I cannot shake the feeling that “Public Relations” is less than the sum of its parts. There is much that is great about it: some terrific dialogue, an important new character, some of the very best meta-humor of the first season of Arrested Development, and at least one absolutely terrific moment for every single character. But the whole thing ends up feeling less than whole, not really connecting all of its disparate elements together. I suspect that much of this can be blamed on a plot that isn’t necessarily the most interesting thing ever: it’s mostly about how Michael Bluth is so concerned with making sure that he’s doing right by his son, that he’s lost sight of taking care of himself, not even noticing that he’s making George-Michael just as unhappy by accident as he’s making himself on purpose. And that works; even works in the specific context of Michael’s decision that he cannot start dating because it will offend his son’s memory of his dead mother (though it hurts “Public Relations” that a considerably better “Michael tries to date” story is just a couple of episodes down the line). It doesn’t work, I think, when the specifically specific context of that story lies in the body of Jessie (Jill Ritchie), who is written to be far too outwardly unpleasant, and performed with a shrillness that absolutely fits the character as written, but doesn’t make her any more likable. Not that likability is a major issue for Arrested Development, but something is imbalanced when the worst person in a given episode isn’t one of the Bluths.

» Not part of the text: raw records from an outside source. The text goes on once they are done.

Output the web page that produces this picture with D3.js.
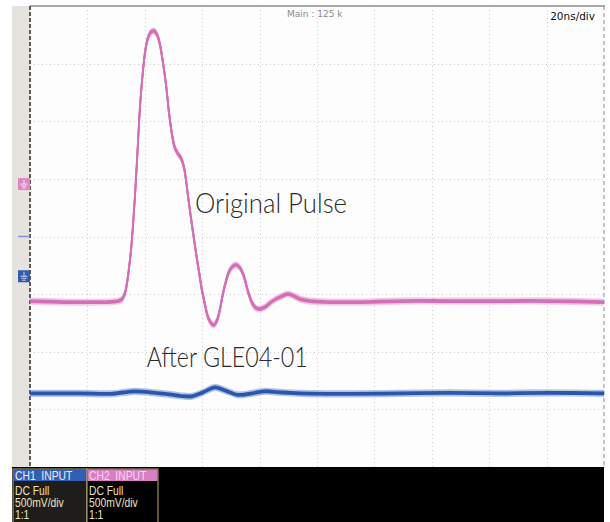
<!DOCTYPE html>
<html>
<head>
<meta charset="utf-8">
<script src="https://cdn.jsdelivr.net/npm/d3@7/dist/d3.min.js"></script>
<style>
  body { margin: 0; background: #fff; }
  svg { display: block; }
</style>
</head>
<body>
<div id="chart"></div>
<script>
// scope settings
const time_per_div_ns = 20;
const mv_per_div = 500;
const n_div_x = 10;
const n_div_y = 8;

// CH2 (pink) : original pulse, time in ns, level in mV from its ground marker
const ch2_time_ns = [0, 30.7, 32.1, 33.1, 33.8, 34.5, 35.2, 35.9, 36.6, 37.3, 38.0, 38.7, 39.4, 40.1, 41.1, 42.2,
  43.2, 44.3, 45.3, 46.3, 47.4, 48.4, 49.5, 50.5, 51.6, 52.6, 53.7, 54.7, 55.7, 56.8, 57.8, 58.9, 59.9, 61.0,
  62.0, 63.1, 64.1, 65.2, 66.2, 67.2, 68.3, 69.3, 70.4, 71.8, 73.2, 74.6, 76.0, 77.4, 78.7, 80.1, 81.9, 83.6,
  85.7, 87.8, 89.9, 92.0, 94.1, 97.6, 104.5, 115.0, 128.9, 146.3, 163.8, 181.2, 200];
const ch2_mv = [-1015, -1015, -998, -945, -859, -728, -572, -355, -95, 209, 539, 799, 990, 1147, 1268, 1320,
  1329, 1294, 1207, 1060, 860, 626, 426, 313, 261, 226, 140, -34, -225, -416, -590, -763, -919, -1050,
  -1154, -1206, -1223, -1180, -1084, -954, -841, -763, -720, -702, -728, -807, -937, -1032, -1076, -1084, -1067, -1032,
  -998, -972, -954, -972, -998, -1015, -1024, -1024, -1015, -1015, -1015, -1015, -1024];
const ch2_offset_div = 0.91;

// CH1 (blue) : after GLE04-01
const ch1_time_ns = [0, 17.4, 27.9, 36.6, 41.8, 47.0, 52.3, 56.4, 60.3, 64.5, 67.9, 72.5, 77.4, 81.9, 87.1,
  94.1, 111.5, 128.9, 146.3, 163.8, 181.2, 200];
const ch1_mv = [-1016, -1016, -1020, -998, -1007, -1020, -1037, -1042, -1007, -964, -990, -1029, -1016, -998, -1007,
  -1016, -1020, -1016, -1012, -1016, -1012, -1016];
const ch1_offset_div = -0.69;

// labels
const labels = [
  { text: "Original Pulse", t: 57.5, div: 0.4, len: 152 },
  { text: "After GLE04-01", t: 40.7, div: -2.26, len: 161 }
];
const channel_boxes = [
  { title: "CH1\u00a0\u00a0INPUT", lines: ["DC Full", "500mV/div", "1:1"], head: "#2f5fb6", body: "#1e1d1b", ink: "#f0f0f0" },
  { title: "CH2\u00a0\u00a0INPUT", lines: ["DC Full", "500mV/div", "1:1"], head: "#d97fc3", body: "#000", ink: "#f7d8ee" }
];

const W = 610, H = 522;
const plot = { left: 30, right: 604, top: 6, bottom: 467 };

const svg = d3.select("#chart").append("svg").attr("width", W).attr("height", H);

const x = d3.scaleLinear().domain([0, n_div_x * time_per_div_ns]).range([plot.left, plot.right]);
const y_div = d3.scaleLinear().domain([-n_div_y / 2, n_div_y / 2]).range([plot.bottom, plot.top]);

// background + left marker strip
svg.append("rect").attr("x", plot.left).attr("y", plot.top)
  .attr("width", plot.right - plot.left).attr("height", plot.bottom - plot.top).attr("fill", "#fdfdfd");
svg.append("rect").attr("x", 12).attr("y", plot.top)
  .attr("width", plot.left - 12).attr("height", plot.bottom - plot.top).attr("fill", "#e6e3de");

// dotted grid
const grid = svg.append("g").attr("stroke", "#cdcdcd").attr("stroke-width", 1).attr("stroke-dasharray", "1,3");
grid.selectAll("line.v").data(x.ticks(n_div_x).slice(1, -1)).join("line")
  .attr("x1", d => Math.round(x(d)) + 0.5).attr("x2", d => Math.round(x(d)) + 0.5)
  .attr("y1", plot.top).attr("y2", plot.bottom);
grid.selectAll("line.h").data(d3.range(-n_div_y / 2 + 1, n_div_y / 2)).join("line")
  .attr("y1", d => Math.round(y_div(d)) + 0.5).attr("y2", d => Math.round(y_div(d)) + 0.5)
  .attr("x1", plot.left).attr("x2", plot.right);

// frame
svg.append("line").attr("x1", plot.left).attr("x2", plot.right + 1).attr("y1", plot.top).attr("y2", plot.top)
  .attr("stroke", "#8c8c8c").attr("stroke-width", 1.5);
svg.append("line").attr("x1", plot.left).attr("x2", plot.left).attr("y1", plot.top).attr("y2", plot.bottom)
  .attr("stroke", "#5a5a5a").attr("stroke-width", 2).attr("stroke-dasharray", "4,2");
svg.append("line").attr("x1", plot.right).attr("x2", plot.right).attr("y1", plot.top).attr("y2", plot.bottom)
  .attr("stroke", "#8c8c8c").attr("stroke-width", 1).attr("stroke-dasharray", "4,3");

// traces: the noise band is mostly vertical, so stack shifted copies of the line
const draw_trace = function(time, mv, offset, core, halo) {
  const pts = time.map((t, i) => [x(t), y_div(mv[i] / mv_per_div + offset)]);
  const line = d3.line().curve(d3.curveCatmullRom.alpha(0.5));
  const g = svg.append("g").attr("fill", "none").attr("stroke-linejoin", "round");
  [-3, -2, 2, 3].forEach(dy => {
    g.append("path").attr("d", line(pts)).attr("transform", `translate(0,${dy})`)
      .attr("stroke", halo).attr("stroke-width", 1.2).attr("opacity", 0.55);
  });
  [-1, 0, 1].forEach(dy => {
    g.append("path").attr("d", line(pts)).attr("transform", `translate(0,${dy})`)
      .attr("stroke", core).attr("stroke-width", 1.8);
  });
};
draw_trace(ch2_time_ns, ch2_mv, ch2_offset_div, "#d46fb7", "#e6a5d6");
draw_trace(ch1_time_ns, ch1_mv, ch1_offset_div, "#2b56ad", "#7c98d0");

// ground markers on the left strip
const ground_marker = function(div, color) {
  const yc = y_div(div);
  const g = svg.append("g").attr("transform", `translate(18,${yc - 6})`);
  g.append("rect").attr("width", 12).attr("height", 12).attr("fill", color);
  g.append("path").attr("d", "M6,1.5V6M2.5,6H9.5M3.5,8H8.5M4.5,10H7.5")
    .attr("stroke", "#fff").attr("stroke-width", 0.9).attr("opacity", 0.85);
};
ground_marker(ch2_offset_div, "#dc86c6");
ground_marker(ch1_offset_div, "#2f5cae");
svg.append("line").attr("x1", 18).attr("x2", 30).attr("y1", y_div(0)).attr("y2", y_div(0))
  .attr("stroke", "#7a95cf").attr("stroke-width", 1.5);

// header texts
svg.append("text").attr("x", 287).attr("y", 17).attr("fill", "#8a8a8a")
  .style("font", "9px 'DejaVu Sans', sans-serif").text("Main : 125 k");
svg.append("text").attr("x", 595).attr("y", 20).attr("text-anchor", "end").attr("fill", "#111")
  .style("font", "10.5px 'DejaVu Sans', sans-serif").text("20ns/div");

// trace labels
svg.selectAll("text.lbl").data(labels).join("text").attr("class", "lbl")
  .attr("x", d => x(d.t)).attr("y", d => y_div(d.div))
  .attr("textLength", d => d.len).attr("lengthAdjust", "spacingAndGlyphs")
  .attr("fill", "#2a2a2a")
  .style("font-family", "Lato, 'Open Sans', sans-serif").style("font-weight", 300).style("font-size", "28px")
  .text(d => d.text);

// bottom channel bar
svg.append("rect").attr("x", 12).attr("y", plot.bottom).attr("width", plot.right - 12).attr("height", H - plot.bottom)
  .attr("fill", "#000");
const box_w = [74, 71];
let bx = 13;
channel_boxes.forEach((b, i) => {
  const g = svg.append("g").attr("transform", `translate(${bx},469)`);
  g.append("rect").attr("width", box_w[i]).attr("height", 56).attr("fill", b.body)
    .attr("stroke", "#c2ab7c").attr("stroke-width", 1);
  g.append("rect").attr("x", 0.5).attr("y", 0.5).attr("width", box_w[i] - 1).attr("height", 11.5).attr("fill", b.head)
    .attr("rx", 1);
  // tahoma-like narrow text
  const tg = g.append("g").attr("transform", "translate(2,0) scale(0.86,1)")
    .style("font", "12px 'Liberation Sans', Arial, sans-serif");
  tg.append("text").attr("y", 10.8).attr("fill", b.ink).text(b.title);
  tg.selectAll("text.l").data(b.lines).join("text").attr("class", "l")
    .attr("y", (d, j) => 26 + j * 12).attr("fill", "#efe3bd")
    .text(d => d);
  bx += box_w[i];
});
</script>
</body>
</html>
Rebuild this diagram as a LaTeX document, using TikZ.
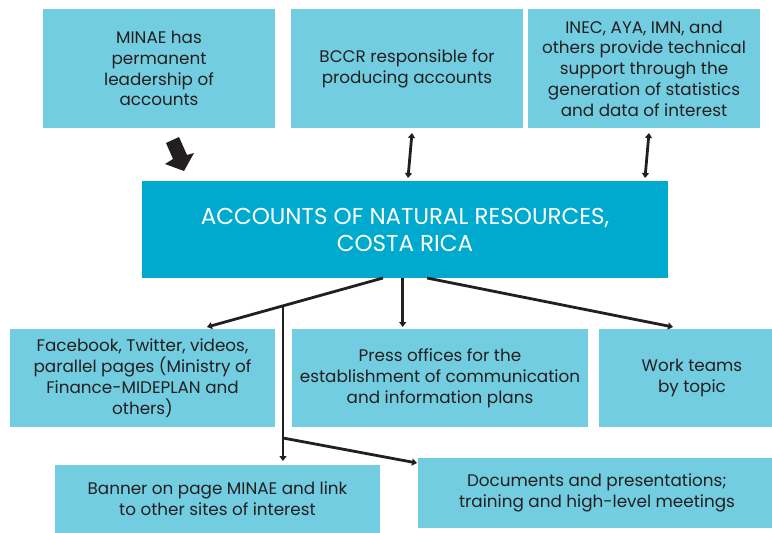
\documentclass[tikz,border=0pt]{standalone}
\usepackage{fontspec}
\setmainfont{Poppins}
\usetikzlibrary{arrows.meta}
\definecolor{lightbox}{RGB}{114,205,224}
\definecolor{mainbox}{RGB}{0,170,206}
\definecolor{ink}{RGB}{35,31,32}
\begin{document}
\begin{tikzpicture}[x=1pt,y=-1pt,
 box/.style={fill=lightbox, inner sep=0pt, align=center, text=ink, font=\fontsize{16.8}{20.8}\selectfont},
 mainnode/.style={fill=mainbox, inner sep=0pt, align=center, text=white, font=\fontsize{23}{27}\selectfont},
 link/.style={draw=ink, line width=2.8pt},
 conn/.style={link, -{Triangle[length=5pt,width=7pt]}},
 dbl/.style={link, {Triangle[length=5pt,width=7pt]}-{Triangle[length=5pt,width=7pt]}}]
\useasboundingbox (0,0) rectangle (772,533);
\begin{scope}
\clip (0,0) rectangle (772,533);
\node[box, minimum width=232pt, minimum height=119pt] (b1) at (159,68.5) {MINAE has\\permanent\\leadership of\\accounts};
\node[box, minimum width=232pt, minimum height=119pt] (b2) at (407,68.5) {BCCR responsible for\\producing accounts};
\node[box, minimum width=232pt, minimum height=119pt] (b3) at (644,68.5) {INEC, AYA, IMN, and\\others provide technical\\support through the\\generation of statistics\\and data of interest};
\node[mainnode, minimum width=526pt, minimum height=97pt] (c) at (405,229.5) {ACCOUNTS OF NATURAL RESOURCES,\\COSTA RICA};
\node[box, minimum width=265pt, minimum height=98pt] (fb) at (142.5,378) {Facebook, Twitter, videos,\\parallel pages (Ministry of\\Finance-MIDEPLAN and\\others)};
\node[box, minimum width=296pt, minimum height=98pt] (pr) at (440,378) {Press offices for the\\establishment of communication\\and information plans};
\node[box, minimum width=186pt, minimum height=98pt] (wt) at (692,378) {Work teams\\by topic};
\node[box, minimum width=325pt, minimum height=68pt] (bn) at (217.5,499) {Banner on page MINAE and link\\to other sites of interest};
\node[box, minimum width=358pt, minimum height=70pt] (dc) at (597,493) {Documents and presentations;\\training and high-level meetings};
\end{scope}
% block arrow
\fill[ink] (166,143) -- (179,137) -- (187,155) -- (194,153) -- (184,171) -- (165,164) -- (173,159) -- cycle;
% double arrows
\coordinate (b2B) at (412,133);
\coordinate (cB2) at (408,178);
\coordinate (b3B) at (649,133);
\coordinate (cB3) at (645,178);
\draw[dbl] (b2B) -- (cB2);
\draw[dbl] (b3B) -- (cB3);
% lower connectors
\coordinate (cL) at (383,278);
\coordinate (cM) at (402.7,278);
\coordinate (cR) at (427,278);
\coordinate (j1) at (283,305.8);
\coordinate (j2) at (283,438);
\coordinate (fbT) at (207,327);
\coordinate (prT) at (402.7,327);
\coordinate (wtT) at (673,327);
\coordinate (bnT) at (283,461);
\coordinate (dcT) at (417,463);
\draw[conn] (cL) -- (fbT);
\draw[conn] (j1) -- (bnT);
\draw[conn] (j2) -- (dcT);
\draw[conn] (cM) -- (prT);
\draw[conn] (cR) -- (wtT);
\end{tikzpicture}
\end{document}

Still, there’s much to be very happy for, even some of the moments involving Jessie: her merciless rundown of the Bluths’ character flaws has some great moments, though the scene as a whole goes on for too long (and while I love the dialogue of George Sr.’s teleconference – “We do not wag our genitals at one another to make a point!” – it’s a concept that wears thin almost immediately, and in retrospect feels like a trial run for season 3’s Larry the Surrogate); and with my enthusiastic affection for the show’s increasingly forbidding self-referential humor in the second and third seasons, how could I possibly fail to adore its very first appearance in this episode, as Jessie snarlingly calls George-Michael Opie, only to have the narrator, played by Opie himself, spit out with more emotion than he offers anywhere else in the first season, “Jessie had gone too far, and she had best watch her mouth”.

Generally speaking, though, the best moments are given over to our principals, with Jessica Walter and Portia de Rossi having their best shared scene yet, at the family-friendly chain restaurant Klimpy’s. Indeed, Walter, in general, is on fire in this episode: she flawlessly hits several top-shelf lines – “If I still had money, I’d buy a Klimpy’s just to burn it to the ground”; “I don’t understand the question, and I won’t respond to it”; “Is this your onion?” and “Yeah. Who doesn’t love the Jews?” are personal favorites – and she has a priceless bit of wordless acting during the climactic food fight, sharing a glass of wine with Carl Weathers, the actor. For yes! it is the first Carl Weathers episode, and of all the show’s many excellent guest stars, surely not one of them was so game and unembarrassed as Weathers, playing a version of himself as a washed-up nobody whose passion for scrounging money is downright indecent. This is not, by any means, the best Weathers appearance (he does not explain how to get a stew going), but in the context of the show’s development, it’s a seismic moment: we begin to learn just how far the show is willing to take its travesty of real life in the pursuit of humor, and if we were paying close attention seven episodes ago, in “Key Decisions”, we start to realise right at this point how aggressively the show is going to plant seeds for developments far enough in the future that it doesn’t seem like foreshadowing so much as magic.

But back to the Bluths. Walter is excellent, Bateman has excellent moments (his giddy, awful flirtation with Jessie at the gym is priceless physical comedy), Tony Hale shows off an outstanding deadpan that he never had a chance to trot out again… I can do this all day. I really, really don’t want these to turn into lists of gags. I’ve said that, like, four times now. But when the gags are as good as they are in this show, and the quality so endlessly high (even having suggested that “Public Relations” feels a bit hollow for the show, it’s still a terrific, hilarious 22 minutes of television), sometimes one feels like there isn’t anything else to do.

Anyway, let me retrench to the plot and then out. As the first episode in the series where Michael tries to go on a date, this is certainly a significant character moment; but it is also forgets the rather important matter of Marta Estrella, Gob’s girlfriend whom Michael has a massive crush on and would certainly date in the space of a heartbeat, something that has been established multiple times and would form the main narrative spine of the pair of episodes immediately following this one. And he did this, it is important to point out, without any lingering feeling that his son would be offended if he moved on to a new woman. Of course, Arrested Development wasn’t a strictly serial, arc-driven show until the third season, but as the matter of Carl Weathers points out, continuity was already a major priority, and something about this whole situation feels significantly discontinuous. It’s a little thing, probably, but it’s intensified by how much Jessie doesn’t seem, as written, to deserve the mantle that the show is thus forcing on her. And for these reasons, though “Public Relations” includes several moments that are, individually, as classic as anything in the show’s run, it does not, itself, rise up quite to the level of being a great, classic episode.